IA, volonté politique, éthique publique et contrôle humain
C’est dans cette logique que s’inscrit la vision défendue par le Président de la République, Kaïs Saïed, qui plaide pour un État fondé sur la transparence, la responsabilité et la rupture avec les anciennes pratiques de corruption. Une orientation que partagent les intervenants, estimant que la Tunisie ne pourra tirer pleinement parti de l’intelligence artificielle qu’à condition d’engager une transformation structurelle de son appareil institutionnel, alliant innovation technologique, réforme juridique et renforcement des capacités humaines. En définitive, les participants sont convenus de reconnaître que l’intelligence artificielle ne saurait remplacer la volonté politique, l’éthique publique et le contrôle humain, mais qu’elle peut, si elle est correctement encadrée, devenir un puissant moteur de prévention, de transparence et d’intégrité. La lutte contre la corruption, ont-ils conclu, passe désormais par une alliance intelligente entre innovation technologique, réforme institutionnelle et renforcement des capacités humaines. Son efficacité dans la lutte contre la corruption dépend moins de la sophistication des algorithmes que de la volonté réelle de rompre avec l’opacité, l’impunité et les pratiques héritées du passé.
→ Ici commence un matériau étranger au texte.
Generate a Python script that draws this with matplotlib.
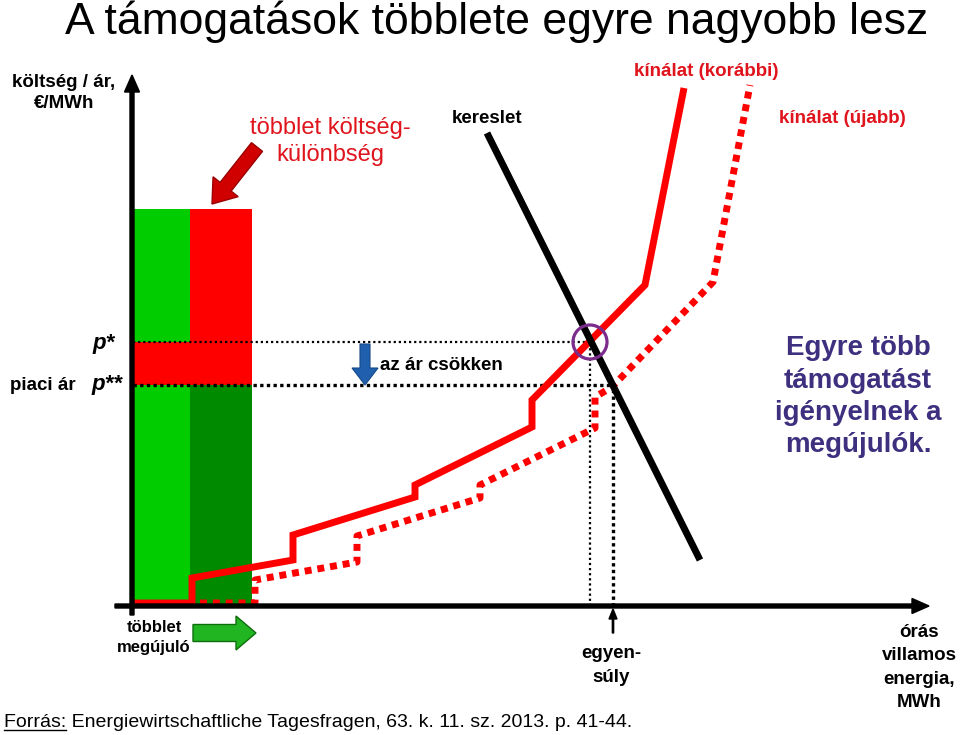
import matplotlib
matplotlib.use('Agg')
import matplotlib.pyplot as plt
from matplotlib.patches import Rectangle, Circle, FancyArrow

plt.rcParams['font.family'] = ['Liberation Sans', 'DejaVu Sans']

# ---- data (quantity, price) in chart units, origin at the axes crossing ----
old_supply_q = [0, 60, 60, 161, 161, 283, 283, 400, 400, 513, 552]
old_supply_p = [3, 3, 28, 46, 71, 109, 121, 179, 206, 321, 518]
new_supply_q = [68, 123, 123, 225, 225, 348, 348, 463, 463, 480, 581, 618]
new_supply_p = [3, 3, 26, 44, 70, 108, 121, 178, 209, 219, 324, 521]
demand_q = [355, 568]
demand_p = [473, 46]
eq_old_q, p_star = 458, 264
eq_new_q, p_star2 = 481, 221
bar_edges = [1, 58, 120]
cost_top = 397

RED = '#FF0000'
TXT_RED = '#E0141C'
LGREEN = '#00CC00'
DGREEN = '#008A00'
PURPLE_TXT = '#3E2F7F'

fig = plt.figure(figsize=(9.6, 7.35), dpi=100)
ax = fig.add_axes([0, 0, 1, 1])
ax.set_xlim(-132, 828)
ax.set_ylim(-129, 606)
ax.axis('off')


def P(x, y):
    """pixel position (from top-left) -> chart units"""
    return (x - 132, 606 - y)


# ---- bars (cost of renewables) ----
l, m, r = bar_edges
ax.add_patch(Rectangle((l, 0), m - l, p_star2, fc=LGREEN, ec='none', zorder=1))
ax.add_patch(Rectangle((m, 0), r - m, p_star2, fc=DGREEN, ec='none', zorder=1))
ax.add_patch(Rectangle((l, p_star2), r - l, p_star - p_star2, fc=RED, ec='none', zorder=1))
ax.add_patch(Rectangle((l, p_star), m - l, cost_top - p_star, fc=LGREEN, ec='none', zorder=1))
ax.add_patch(Rectangle((m, p_star), r - m, cost_top - p_star, fc=RED, ec='none', zorder=1))

# ---- dotted price / quantity guides ----
ax.plot([l, eq_old_q], [p_star, p_star], color='black', lw=1.6,
        linestyle=(0, (1, 1.3)), zorder=2)
ax.plot([eq_old_q, eq_old_q], [0, p_star], color='black', lw=1.6,
        linestyle=(0, (1, 1.3)), zorder=2)
ax.plot([l, eq_new_q], [p_star2, p_star2], color='black', lw=2.4,
        linestyle=(0, (1, 1.0)), zorder=2)
ax.plot([eq_new_q, eq_new_q], [0, p_star2], color='black', lw=2.4,
        linestyle=(0, (1, 1.0)), zorder=2)

# ---- curves ----
ax.plot(demand_q, demand_p, color='black', lw=5, solid_capstyle='butt', zorder=4)
ax.plot(old_supply_q, old_supply_p, color=RED, lw=5, solid_capstyle='butt',
        solid_joinstyle='miter', zorder=3)
ax.plot(new_supply_q, new_supply_p, color=RED, lw=5, linestyle=(0, (1, 0.85)),
        dash_capstyle='butt', zorder=3)

ax.add_patch(Circle((eq_old_q, p_star), 17, fill=False, ec='#7B2C8C', lw=2.3, zorder=5))

# ---- axes arrows ----
ax.add_patch(FancyArrow(0, -9, 0, 540, width=4, head_width=15, head_length=17,
                        length_includes_head=True, fc='black', ec='black', zorder=6))
ax.add_patch(FancyArrow(-17, 0, 814, 0, width=4, head_width=15, head_length=17,
                        length_includes_head=True, fc='black', ec='black', zorder=6))

# ---- decorative arrows ----
ax.add_patch(FancyArrow(125, 459, -45, -57, width=14, head_width=32, head_length=22,
                        length_includes_head=True, fc='#D00000', ec='#9A0000', lw=1, zorder=6))
ax.add_patch(FancyArrow(233, 262, 0, -41, width=10, head_width=26, head_length=17,
                        length_includes_head=True, fc='#1F5FAD', ec='#164A8A', lw=0.8, zorder=6))
ax.add_patch(FancyArrow(61, -27, 63, 0, width=17, head_width=34, head_length=20,
                        length_includes_head=True, fc='#22B522', ec='#0E6E0E', lw=1, zorder=6))
ax.add_patch(FancyArrow(eq_new_q, -27, 0, 24, width=1.3, head_width=8, head_length=10,
                        length_includes_head=True, fc='black', ec='black', zorder=6))

# ---- texts ----
ax.text(*P(497, 34), 'A támogatások többlete egyre nagyobb lesz', fontsize=32,
        ha='center', va='baseline')
ax.text(*P(64, 87), 'költség / ár,', fontsize=13.5, fontweight='bold', ha='center', va='baseline')
ax.text(*P(64, 108), '€/MWh', fontsize=13.5, fontweight='bold', ha='center', va='baseline')
ax.text(*P(330, 134), 'többlet költség-', fontsize=17, color=TXT_RED, ha='center', va='baseline')
ax.text(*P(330, 161), 'különbség', fontsize=17, color=TXT_RED, ha='center', va='baseline')
ax.text(*P(487, 123), 'kereslet', fontsize=13.5, fontweight='bold', ha='center', va='baseline')
ax.text(*P(706, 76), 'kínálat (korábbi)', fontsize=13.5, fontweight='bold', color=TXT_RED,
        ha='center', va='baseline')
ax.text(*P(842, 123), 'kínálat (újabb)', fontsize=13.5, fontweight='bold', color=TXT_RED,
        ha='center', va='baseline')
ax.text(*P(92, 349), 'p*', fontsize=16, fontweight='bold', fontstyle='italic', ha='left', va='baseline')
ax.text(*P(91, 390), 'p**', fontsize=16, fontweight='bold', fontstyle='italic', ha='left', va='baseline')
ax.text(*P(43, 390), 'piaci ár', fontsize=13.5, fontweight='bold', ha='center', va='baseline')
ax.text(*P(380, 370), 'az ár csökken', fontsize=13.5, fontweight='bold', ha='left', va='baseline')
for i, line in enumerate(['Egyre több', 'támogatást', 'igényelnek a', 'megújulók.']):
    ax.text(*P(858, 355 + 32.5 * i), line, fontsize=20, fontweight='bold', color=PURPLE_TXT,
            ha='center', va='baseline')
ax.text(*P(154, 632), 'többlet', fontsize=12, fontweight='bold', ha='center', va='baseline')
ax.text(*P(154, 652), 'megújuló', fontsize=12, fontweight='bold', ha='center', va='baseline')
ax.text(*P(611, 658), 'egyen-', fontsize=13.5, fontweight='bold', ha='center', va='baseline')
ax.text(*P(611, 682), 'súly', fontsize=13.5, fontweight='bold', ha='center', va='baseline')
for i, line in enumerate(['órás', 'villamos', 'energia,', 'MWh']):
    ax.text(*P(919, 637 + 23.3 * i), line, fontsize=13.5, fontweight='bold',
            ha='center', va='baseline')

src_pos = P(4, 727)
ax.text(*src_pos, 'Forrás: Energiewirtschaftliche Tagesfragen, 63. k. 11. sz. 2013. p. 41-44.',
        fontsize=14, ha='left', va='baseline')
tmp = ax.text(*src_pos, 'Forrás:', fontsize=14, ha='left', va='baseline', alpha=0)
fig.canvas.draw()
bb = tmp.get_window_extent()
tmp.remove()
x0 = src_pos[0]
x1 = x0 + bb.width
ax.plot([x0, x1], [src_pos[1] - 3, src_pos[1] - 3], color='black', lw=1)

fig.savefig('out.png', dpi=100)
Pour la Tunisie, le défi est donc double : moderniser ses instruments de gouvernance tout en refondant la culture administrative sur la transparence, la redevabilité et l’intérêt général. À cette condition seulement, l’IA pourra devenir un levier crédible de prévention, de détection et de dissuasion des pratiques corruptives. C’est dans cette perspective que s’inscrit la vision portée par le Président de la République Kaïs Saïed, qui appelle à un État capable de s’autocontrôler, de rendre des comptes et de mettre la technologie au service de la souveraineté, de la justice et de la dignité nationale.